By Mike Piehler
The UNC Nutrient Management Study is conducting a comprehensive assessment of the condition of Jordan Lake that includes exploring cost effective solutions to improve and sustain water quality.
Located in Chatham County, south of Chapel Hill and Durham and west of Cary and Apex, Jordan Lake provides tremendous economic and environmental value to North Carolina. More than 300,000 residents rely on Jordan Lake for drinking water. In addition, the lake is a valuable recreational resource with more than a million visitors a year, provides fish and wildlife habitat, and controls floodwaters for downstream residents.
The U.S. Environmental Protection Agency designated Jordan Lake as impaired by nutrient pollution a decade and a half ago. Since that time state policy-makers, regulatory agencies, local governments, and a range of stakeholders have worked to find solutions to reduce the nutrient pollution which fuels algal growth, and thus improve water quality in Jordan Lake.
In 2016 the North Carolina General Assembly directed UNC to examine nutrient management strategies for Jordan Lake and Falls Lake (a similar reservoir located in Durham, Granville, and Wake counties) over a six-year period. The UNC Nutrient Management Study has focused its initial efforts on Jordan Lake and just completed its second Interim Update to the General Assembly. A final report on Jordan Lake is due to the legislature in December 2018.

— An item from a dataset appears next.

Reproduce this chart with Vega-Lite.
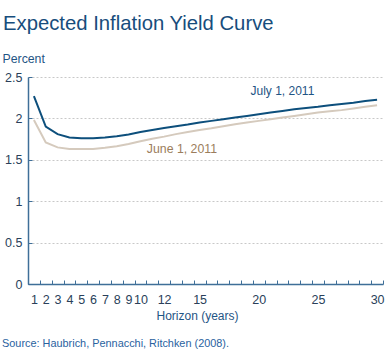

This project has been a great opportunity to work with faculty at UNC and N.C. State to assess the challenges at Jordan Lake and identify cost effective solutions. Our study team includes more than two dozen faculty, staff, graduate and undergraduate students and is being managed by the N.C. Policy Collaboratory. Over the past year we have been working on a variety of research projects that will provide new data and findings to inform management of the lake.
Research foci of the team include:
- Identifying the nutrient and sediment sources within the watershed;
- Accounting for nutrient sources in Jordan Lake and their impact on algal growth;
- Analyzing the conditions that drive algal growth;
- Understanding perceptions about water quality in Jordan Lake and the watershed;
- Reviewing policy and management options; and
- Working to identify financial solutions.
Two critical features of the UNC Study are the interdisciplinarity (natural science, social science, and engineering) and the integration of the individual research projects within a conceptual framework. For example, scientists gathering water quality data from the lake are sharing that information with both policy experts who are evaluating the appropriate water quality standards, and with engineers who are assessing control measures to mitigate lake pollution. Our study is a great example of collaboration across the university system to tackle a complex problem with real environmental and economic imperatives for the state.
Over the next year, our team’s work will continue, and while there are no short cuts or quick fixes to addressing the protection of Jordan Lake, I am confident our work will provide actionable information and recommendations for state leaders to develop a comprehensive plan.
There will be a day-long public forum on March 22 at which we will provide updates on the research results. We will also be conducting briefings and public lectures throughout the watershed to ensure that elected officials, community leaders, and the public are well informed about our work and its connection to the future of Jordan Lake.